Often the second-floor hall bedrooms in the back of the house
became the family toilet and bathroom, and handsome marble wash
basins
soon appeared in the old pantries between the front and back
bedrooms or in a niche in the wall in the bedroom itself.
The
high cost of pipes, valves, and fixtures, not yet mass-produced,
limited nearly all row houses in the 1840s and 1850s to far more
modest bath and toilet arrangements. Even the magnificent basement-and-four-story-tall
brownstone-fronts of the 1850s originally had only one or two
large bathrooms for the entire family; the servants still used
the earlier
chamber pots and bathed in a tub in the kitchen. In houses with
a bathroom in the 1840s, hot water often had to be carried upstairs
from the kitchen where it was heated in a “log boiler,” at
the back of the kitchen stove, by the hot air and smoke passing
up the chimney.
During the 1860s, dramatic improvements in toilet
and bathing facilities appeared in New York row houses.
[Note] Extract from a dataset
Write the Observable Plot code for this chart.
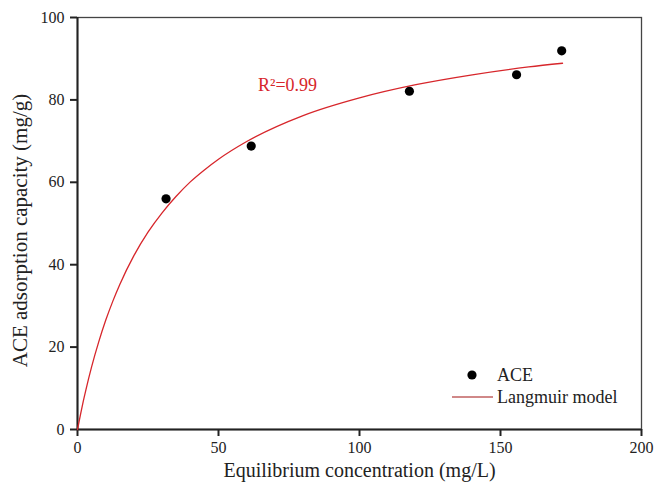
<!DOCTYPE html>
<html><head><meta charset="utf-8">
<script src="https://cdn.jsdelivr.net/npm/d3@7"></script>
<script src="https://cdn.jsdelivr.net/npm/@observablehq/plot@0.6"></script>
<style>body{margin:0;background:#fff} #chart{width:655px;height:487px}</style>
</head><body><div id="chart"></div>
<script>
// Measured ACE points
const concentration = [31.4, 61.6, 117.7, 155.7, 171.7];
const capacity = [56.0, 68.8, 82.1, 86.1, 91.9];
// Langmuir model curve
const modelConc = [0, 1, 2, 3, 5, 7.5, 10, 12.5, 15, 20, 25, 30, 35, 40, 45, 50, 60, 80, 100, 120, 140, 160, 172];
const modelCap = [0, 3.4, 6.7, 9.7, 15.2, 21.2, 26.5, 31.1, 35.2, 42.2, 47.9, 52.6, 56.6, 60.1, 63.0, 65.6, 69.9, 76.2, 80.5, 83.7, 86.1, 88.0, 88.9];
const xTicks = [0, 50, 100, 150, 200];
const yTicks = [0, 20, 40, 60, 80, 100];
const seriesNames = ["ACE", "Langmuir model"];
const annotation = [{x: 64, y: 83.5, text: "R\u00B2=0.99"}];

const points = concentration.map((c, i) => ({c, q: capacity[i]}));
const model = modelConc.map((c, i) => ({c, q: modelCap[i]}));

const red = "#d7262b";
const font = "Liberation Serif, Times New Roman, serif";

const chart = Plot.plot({
  width: 655, height: 487,
  marginLeft: 77, marginRight: 14, marginTop: 17, marginBottom: 58,
  style: {fontFamily: font, fontSize: "16px", color: "#222", background: "#fff"},
  x: {domain: [0, 200]},
  y: {domain: [0, 100]},
  marks: [
    Plot.frame({stroke: "#444", strokeWidth: 1.3}),
    Plot.axisX({ticks: xTicks, tickSize: 7, tickPadding: 5, label: null, tickFormat: d => d, strokeWidth: 2, fontSize: 16}),
    Plot.axisY({ticks: yTicks, tickSize: 7, tickPadding: 6, label: null, tickFormat: d => d, strokeWidth: 2, fontSize: 16}),
    Plot.ruleX([0], {stroke: "#222", strokeWidth: 2}),
    Plot.ruleY([0], {stroke: "#222", strokeWidth: 2}),
    Plot.line(model, {x: "c", y: "q", stroke: red, strokeWidth: 1.3, curve: "monotone-x"}),
    Plot.dot(points, {x: "c", y: "q", r: 4.6, fill: "#000", stroke: "none"}),
    Plot.text(annotation, {x: "x", y: "y", text: "text", fill: red, fontSize: 18, textAnchor: "start"}),
    Plot.text(["Equilibrium concentration (mg/L)"], {frameAnchor: "bottom", dy: 41, lineAnchor: "middle", textAnchor: "middle", fontSize: 20, fill: "#222"}),
    Plot.text(["ACE adsorption capacity (mg/g)"], {frameAnchor: "left", dx: -57, dy: 7, rotate: -90, textAnchor: "middle", lineAnchor: "middle", fontSize: 21, fill: "#222"})
  ]
});
document.getElementById("chart").appendChild(chart);

// Legend inside the plot area (bottom-right)
const svg = d3.select(chart);
const lg = svg.append("g").attr("font-family", font).attr("font-size", 18).attr("fill", "#222").attr("text-anchor", "start");
lg.append("circle").attr("cx", 472).attr("cy", 375).attr("r", 4.6).attr("fill", "#000");
lg.append("text").attr("x", 497).attr("y", 375).attr("dy", "0.35em").text(seriesNames[0]);
lg.append("line").attr("x1", 452).attr("x2", 493).attr("y1", 397).attr("y2", 397).attr("stroke", "#c06060").attr("stroke-width", 1.3);
lg.append("text").attr("x", 497).attr("y", 397).attr("dy", "0.35em").text(seriesNames[1]);
</script>
</body></html>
Large
row houses
had bathrooms
on the several bedroom floors. When the “circulating boiler” or
hot-water system replaced the old log boiler arrangement, hot
water was available directly from the tap in the bathroom and
bedroom
wash basins throughout the house.
As plumbing arrangements in
the city’s dwelling houses improved
and expanded, New Yorkers’ attitudes toward the bathroom
also changed. “What was known a few years ago, even as
a luxury, is now a necessity,” remarked [architect] Samuel
Sloan. By the 1860s, “the polished metal tub and tubular
shower, with silver, marble, and walnut setting, are esteemed
necessary for comfort, in very moderate houses.”